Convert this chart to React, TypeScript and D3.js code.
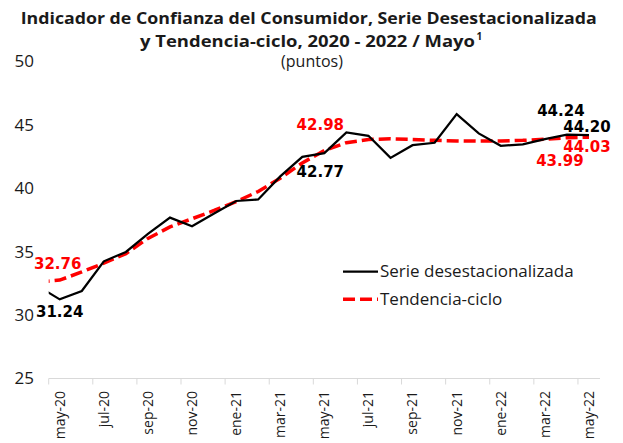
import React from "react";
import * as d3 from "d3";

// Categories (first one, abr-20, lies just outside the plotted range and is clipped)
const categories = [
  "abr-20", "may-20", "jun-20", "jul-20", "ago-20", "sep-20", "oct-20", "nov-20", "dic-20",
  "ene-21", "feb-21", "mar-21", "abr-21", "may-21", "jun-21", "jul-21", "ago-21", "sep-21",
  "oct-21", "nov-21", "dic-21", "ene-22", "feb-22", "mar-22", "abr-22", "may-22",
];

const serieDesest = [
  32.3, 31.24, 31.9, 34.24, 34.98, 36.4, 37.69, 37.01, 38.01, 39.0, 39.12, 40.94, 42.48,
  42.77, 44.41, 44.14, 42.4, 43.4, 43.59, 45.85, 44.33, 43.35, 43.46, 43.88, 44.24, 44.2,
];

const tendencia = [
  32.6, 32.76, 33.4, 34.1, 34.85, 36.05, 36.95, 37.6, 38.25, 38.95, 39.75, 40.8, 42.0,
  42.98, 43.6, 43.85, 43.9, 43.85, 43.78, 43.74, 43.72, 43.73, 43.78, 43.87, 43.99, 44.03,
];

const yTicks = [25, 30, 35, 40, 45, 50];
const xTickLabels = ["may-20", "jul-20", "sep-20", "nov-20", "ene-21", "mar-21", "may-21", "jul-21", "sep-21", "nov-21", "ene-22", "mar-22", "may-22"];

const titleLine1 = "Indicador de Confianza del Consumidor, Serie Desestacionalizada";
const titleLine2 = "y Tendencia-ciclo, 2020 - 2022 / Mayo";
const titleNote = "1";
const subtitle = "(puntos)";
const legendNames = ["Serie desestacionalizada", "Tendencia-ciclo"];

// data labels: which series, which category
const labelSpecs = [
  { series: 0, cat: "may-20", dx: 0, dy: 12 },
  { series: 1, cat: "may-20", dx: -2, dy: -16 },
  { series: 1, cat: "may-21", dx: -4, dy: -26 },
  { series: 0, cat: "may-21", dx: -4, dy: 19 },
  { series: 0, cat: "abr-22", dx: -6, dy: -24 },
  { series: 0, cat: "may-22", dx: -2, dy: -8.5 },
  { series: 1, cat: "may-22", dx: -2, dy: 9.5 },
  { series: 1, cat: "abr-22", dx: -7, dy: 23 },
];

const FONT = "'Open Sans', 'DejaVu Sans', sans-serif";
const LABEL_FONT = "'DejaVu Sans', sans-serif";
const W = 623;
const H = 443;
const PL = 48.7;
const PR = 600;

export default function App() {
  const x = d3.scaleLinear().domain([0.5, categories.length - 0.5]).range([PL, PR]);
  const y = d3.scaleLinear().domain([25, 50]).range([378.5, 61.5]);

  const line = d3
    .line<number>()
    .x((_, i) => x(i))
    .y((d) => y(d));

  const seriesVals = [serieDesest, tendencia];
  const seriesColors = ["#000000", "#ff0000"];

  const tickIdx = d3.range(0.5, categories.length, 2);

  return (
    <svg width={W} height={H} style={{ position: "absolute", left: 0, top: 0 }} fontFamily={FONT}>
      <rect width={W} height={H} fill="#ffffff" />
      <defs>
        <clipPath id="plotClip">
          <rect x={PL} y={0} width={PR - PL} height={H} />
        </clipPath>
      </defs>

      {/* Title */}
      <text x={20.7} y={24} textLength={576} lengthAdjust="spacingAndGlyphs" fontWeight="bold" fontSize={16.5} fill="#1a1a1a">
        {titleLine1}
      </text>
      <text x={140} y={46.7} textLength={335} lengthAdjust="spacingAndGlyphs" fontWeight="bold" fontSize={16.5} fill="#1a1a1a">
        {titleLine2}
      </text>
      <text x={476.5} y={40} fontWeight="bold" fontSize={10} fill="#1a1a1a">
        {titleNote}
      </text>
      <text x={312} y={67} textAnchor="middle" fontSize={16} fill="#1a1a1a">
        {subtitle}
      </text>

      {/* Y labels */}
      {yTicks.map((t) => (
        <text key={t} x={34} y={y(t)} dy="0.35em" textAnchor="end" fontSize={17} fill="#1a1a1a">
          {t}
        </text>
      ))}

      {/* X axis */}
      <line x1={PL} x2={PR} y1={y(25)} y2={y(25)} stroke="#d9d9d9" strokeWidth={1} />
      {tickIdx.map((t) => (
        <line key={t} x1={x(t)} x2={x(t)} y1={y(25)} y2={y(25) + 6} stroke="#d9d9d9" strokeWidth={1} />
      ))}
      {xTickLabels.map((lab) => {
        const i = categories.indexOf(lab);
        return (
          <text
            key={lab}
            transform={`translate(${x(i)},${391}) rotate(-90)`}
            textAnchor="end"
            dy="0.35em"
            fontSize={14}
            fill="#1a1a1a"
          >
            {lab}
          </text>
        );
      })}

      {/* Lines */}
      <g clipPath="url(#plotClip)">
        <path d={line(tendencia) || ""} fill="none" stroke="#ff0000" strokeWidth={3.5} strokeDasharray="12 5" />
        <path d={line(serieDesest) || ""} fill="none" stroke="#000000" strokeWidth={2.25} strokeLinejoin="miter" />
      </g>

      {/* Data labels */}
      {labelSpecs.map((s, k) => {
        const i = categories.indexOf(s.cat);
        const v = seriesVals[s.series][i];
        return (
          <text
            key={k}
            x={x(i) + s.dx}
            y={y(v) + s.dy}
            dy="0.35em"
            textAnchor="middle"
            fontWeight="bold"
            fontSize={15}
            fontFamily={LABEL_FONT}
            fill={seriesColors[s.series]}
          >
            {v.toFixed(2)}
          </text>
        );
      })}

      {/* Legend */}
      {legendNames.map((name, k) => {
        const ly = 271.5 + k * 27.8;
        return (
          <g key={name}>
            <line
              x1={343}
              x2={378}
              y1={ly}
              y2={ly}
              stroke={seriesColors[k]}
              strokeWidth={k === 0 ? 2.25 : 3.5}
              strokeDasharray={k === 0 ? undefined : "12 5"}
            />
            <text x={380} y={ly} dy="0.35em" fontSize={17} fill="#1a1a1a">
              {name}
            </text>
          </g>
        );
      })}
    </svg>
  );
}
--
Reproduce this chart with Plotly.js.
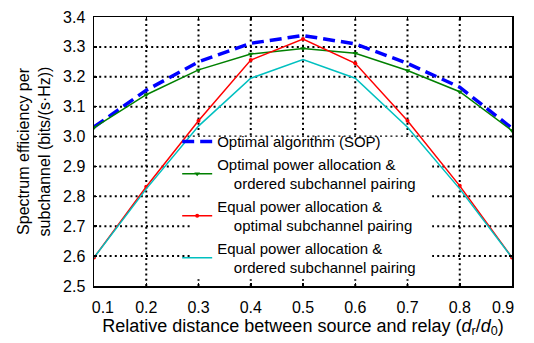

» TASK GOAL
Without the pictures, write out exactly the lines from the one that has "Convert this chart" down to the one that has "import * as", both included.

» FINISHED ANSWER
Convert this chart to React, TypeScript and D3.js code.
import React from "react";
import * as d3 from "d3";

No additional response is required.